Exercise brief: Keep only the lines that hold the string "this", filtering out the rest of the entries below.

Working data:
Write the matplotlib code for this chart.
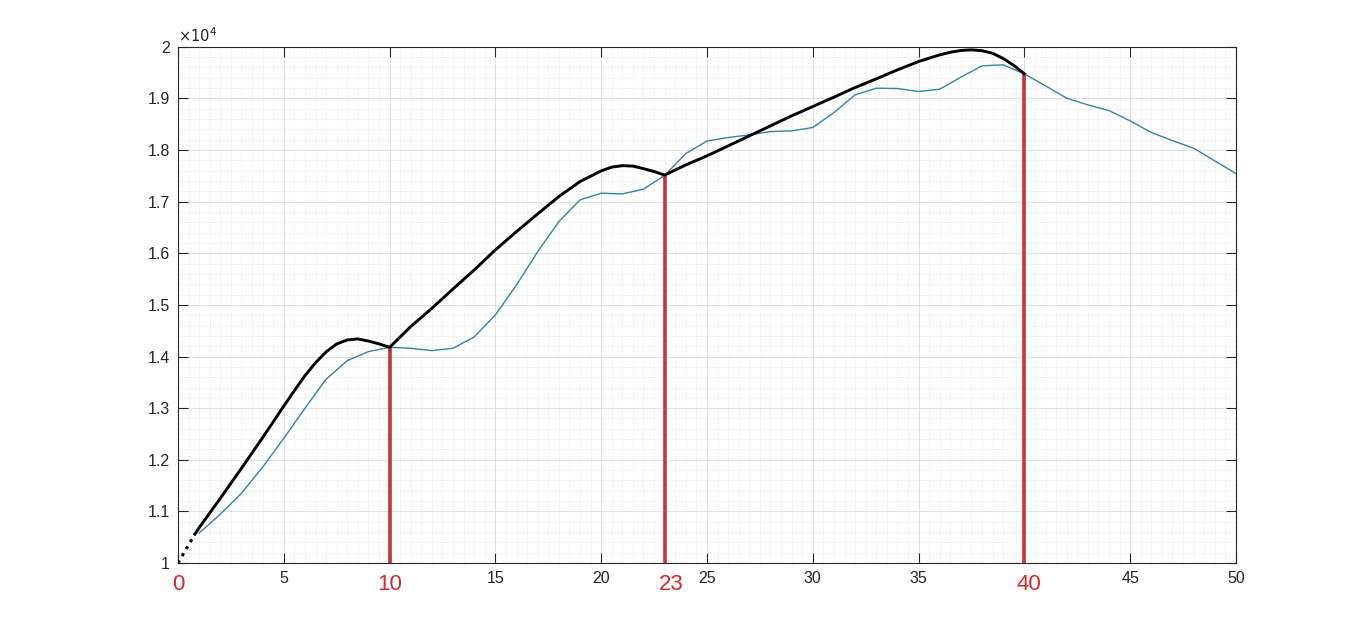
* * *
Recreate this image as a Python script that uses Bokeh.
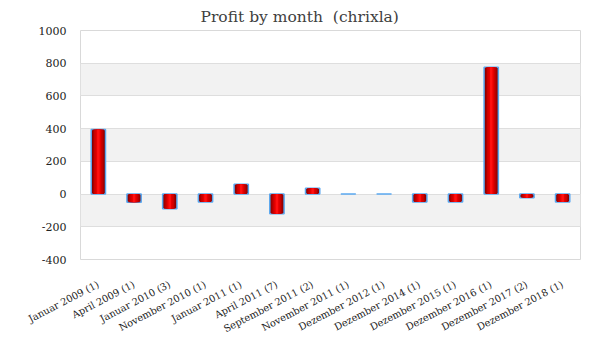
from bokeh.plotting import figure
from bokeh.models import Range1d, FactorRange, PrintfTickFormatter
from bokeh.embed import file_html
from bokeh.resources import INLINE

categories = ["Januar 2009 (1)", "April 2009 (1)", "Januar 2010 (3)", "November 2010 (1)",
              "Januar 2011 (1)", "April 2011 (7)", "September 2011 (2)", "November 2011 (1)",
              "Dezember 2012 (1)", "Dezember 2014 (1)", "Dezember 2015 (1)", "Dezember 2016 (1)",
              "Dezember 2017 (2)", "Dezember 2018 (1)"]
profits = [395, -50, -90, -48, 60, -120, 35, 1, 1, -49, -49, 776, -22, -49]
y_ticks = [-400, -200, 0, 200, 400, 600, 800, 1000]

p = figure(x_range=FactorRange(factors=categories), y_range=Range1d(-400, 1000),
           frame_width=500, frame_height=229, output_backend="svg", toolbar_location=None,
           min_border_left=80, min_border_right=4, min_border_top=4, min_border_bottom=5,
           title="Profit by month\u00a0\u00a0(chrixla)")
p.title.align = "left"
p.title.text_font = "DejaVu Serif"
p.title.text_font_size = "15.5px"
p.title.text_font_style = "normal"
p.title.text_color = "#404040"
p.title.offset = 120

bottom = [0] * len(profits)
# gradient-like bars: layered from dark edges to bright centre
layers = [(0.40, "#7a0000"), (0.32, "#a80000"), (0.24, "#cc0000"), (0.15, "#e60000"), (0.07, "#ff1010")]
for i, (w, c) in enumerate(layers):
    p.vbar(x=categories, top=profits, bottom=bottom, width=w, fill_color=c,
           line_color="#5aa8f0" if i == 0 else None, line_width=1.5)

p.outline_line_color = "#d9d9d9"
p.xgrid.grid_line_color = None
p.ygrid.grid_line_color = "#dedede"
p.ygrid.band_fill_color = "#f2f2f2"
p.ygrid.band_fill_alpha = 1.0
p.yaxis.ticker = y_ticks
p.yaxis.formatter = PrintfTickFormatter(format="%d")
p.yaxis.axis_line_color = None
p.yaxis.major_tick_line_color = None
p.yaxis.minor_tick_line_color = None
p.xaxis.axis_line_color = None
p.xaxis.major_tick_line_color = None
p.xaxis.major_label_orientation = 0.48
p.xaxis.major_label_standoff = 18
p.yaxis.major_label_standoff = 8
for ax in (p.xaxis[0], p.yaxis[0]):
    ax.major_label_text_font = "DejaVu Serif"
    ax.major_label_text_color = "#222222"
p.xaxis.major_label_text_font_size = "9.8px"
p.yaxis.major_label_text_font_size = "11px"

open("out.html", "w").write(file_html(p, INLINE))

Task result:
Write the matplotlib code for this chart.
Recreate this image as a Python script that uses Bokeh.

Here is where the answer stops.